DeFi

DeFi Needs Cutting Edge Technologies For A Safe And Secure Investment Experience

DeFi is one of the fastest-growing sectors in the crypto industry with over $50b of assets locked in various DeFi protocols. The growth in the sector can largely be attributed to several lucrative high interest earning opportunities across DeFi platforms. It is an emerging financial landscape that deploys blockchain technology to offer innovative financial services such as staking, yield farming, lending, and borrowing.

One of the major reasons for such a burgeoning growth in DeFi is the fact that these platforms run automatically using smart contracts without any intermediaries unlike a bank or insurance brokers. In an ideal scenario, these smart contracts power valuable services such as lending protocols and decentralised exchanges or DEXs.

However, since the technology is relatively new and still in its development stage, at times they contain bugs or security vulnerabilities that could be exploited by developers and attackers. With more technological advancement and innovation comes greater risks where scammers look for novice ways to attack vulnerable users and platforms, to capitalize and drain users’ crypto wallets.

Decentralisation is the backbone of DeFi where users interact directly with the protocol and conduct a financial transaction using innovative services for higher financial returns as compared to traditional finance. However, a lack of an intermediary could mean a lack of accountability where it may be difficult to establish investors’ rights and protect their funds as offered in the traditional financial world.

Common goals for financial regulation include protecting investors and other stakeholders, providing market efficiency and integrity, financial inclusion, capital formation, preventing illicit activity, and financial stability.

To safeguard DeFi, certain developments and infrastructure support are needed to help flourish the sector. It is valuable to identify common red flags within DeFi by establishing certain security standards, mimicking the investor protection offered by the traditional financial markets without losing the essence and freedom of decentralisation.

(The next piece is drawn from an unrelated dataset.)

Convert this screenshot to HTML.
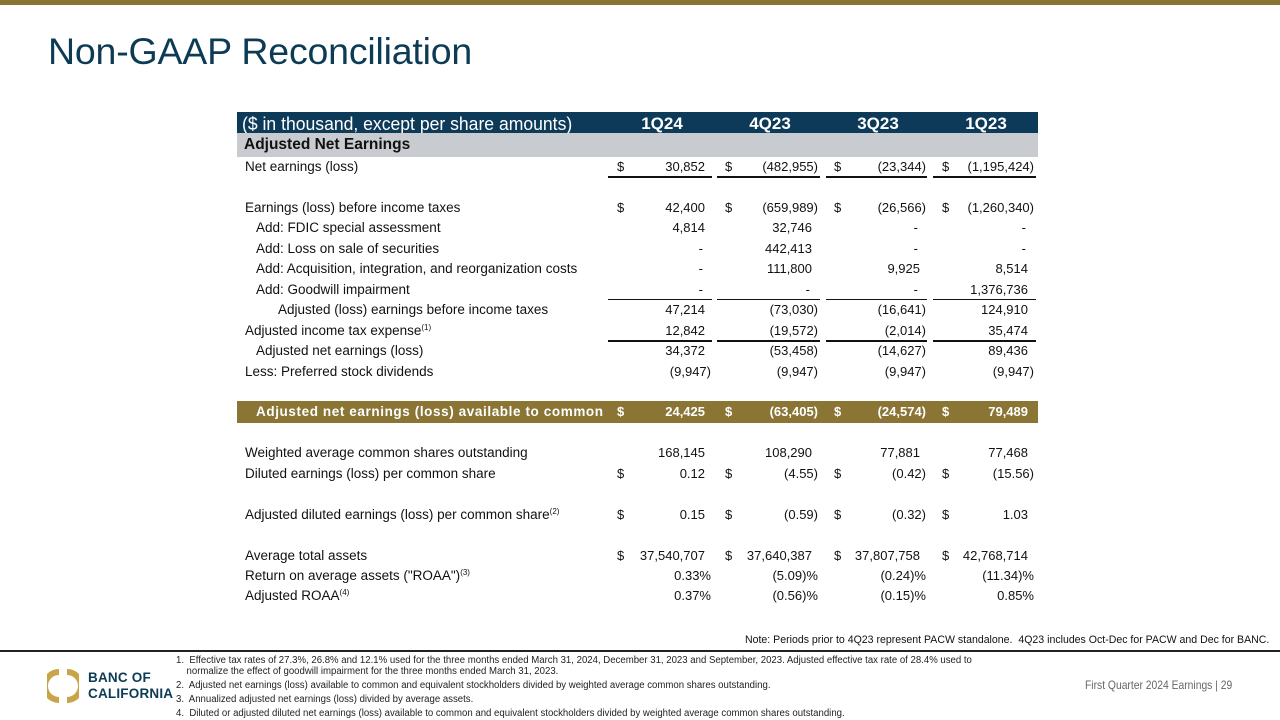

There are different ways exploiters and hackers can attack platforms and drain crypto wallets such as rug pulls, honeypots, phishing attacks, fake google ads, scam airdrops, etc. There are many ways to identify such scams, for example, it is a big red flag when most or over half of the circulating supply of a token is controlled by just a few wallets. One can check the token distribution on blockchain explorers such as Etherscan for Ethereum and by clicking on the “Holders” tab of the token contract.

To stay safe, one does not need to read smart contract code or understand programming languages. Simple and free tools are available in the market today that run automated audits of token contracts and check for malicious codes. Although they cannot be relied on entirely, they provide a good starting point to conduct due diligence on DeFi protocols.

AI cloud could support the infrastructure by replacing off-chain third-party providers with AI inference directly on-chain for information exchange. Self-learned AI-based smart contracts could be used for building fully autonomous chains.

Flash loan vulnerability is common where criminals exploit signature verification or manipulate trading pairs. Hence, investors should carry out their due diligence while using a particular platform and should use the ones that have conducted constant audit checks. These audits should be accessible on the company’s website for investors to view and carry out due diligence before investing using a particular platform.

Currently, a lack of standardization within DeFi is hindering the growth of the industry. There exist many protocols and networks but there are no standards that can be used by everyone to make DeFi simpler. Upgrading or implementing parts of the development becomes difficult without breaking other parts of the system, leading to fragmented development. Blockchain companies should work alongside standard-setting bodies such as ISO and UN/CEFACT to establish industry standards to be used as a base for development and growth in the industry.

The lack of policies, laws, and regulations to manage the potential risks within DeFi ecosystems projects a major hurdle in allowing the industry to achieve its full potential. Handling cross-jurisdictional disputes, KYC and AML compliances, digital identity and background checks should be stringent to protect users and the ecosystem at large. Policymakers should act coherently across countries to formulate policies to address compliance issues surfacing the DeFi industry.

Platforms can use static analysis tools to help them find bugs earlier that are designed to automatically run through contracts for finding potential vulnerabilities. The platforms should also have a bailout plan for their investors in case of a hack such as getting insurance, installing an emergency pause feature, or having an upgrade plan. Insurance protocols have become a popular way to recover from a disaster as they could add a level of financial security without compromising on decentralisation.

Usually, it is safer to check the team behind the project and it is better if the team is public, or if it is run by anonymous accounts that hold a good reputation through previous track records of launching successful projects.

In a nutshell, a large chunk of the responsibility lies with the DeFi platform owners to safeguard investors by implementing security measures and certain standards to prevent attacks and exploits. The platforms should conduct real-time analysis, monitoring, and testing of the traffic on the protocol or application and should have a plan to tackle exploits and alert investors in advance, constantly educating them on how to remain secure by following a set of rules and security measures, and by keeping a bailout plan ready.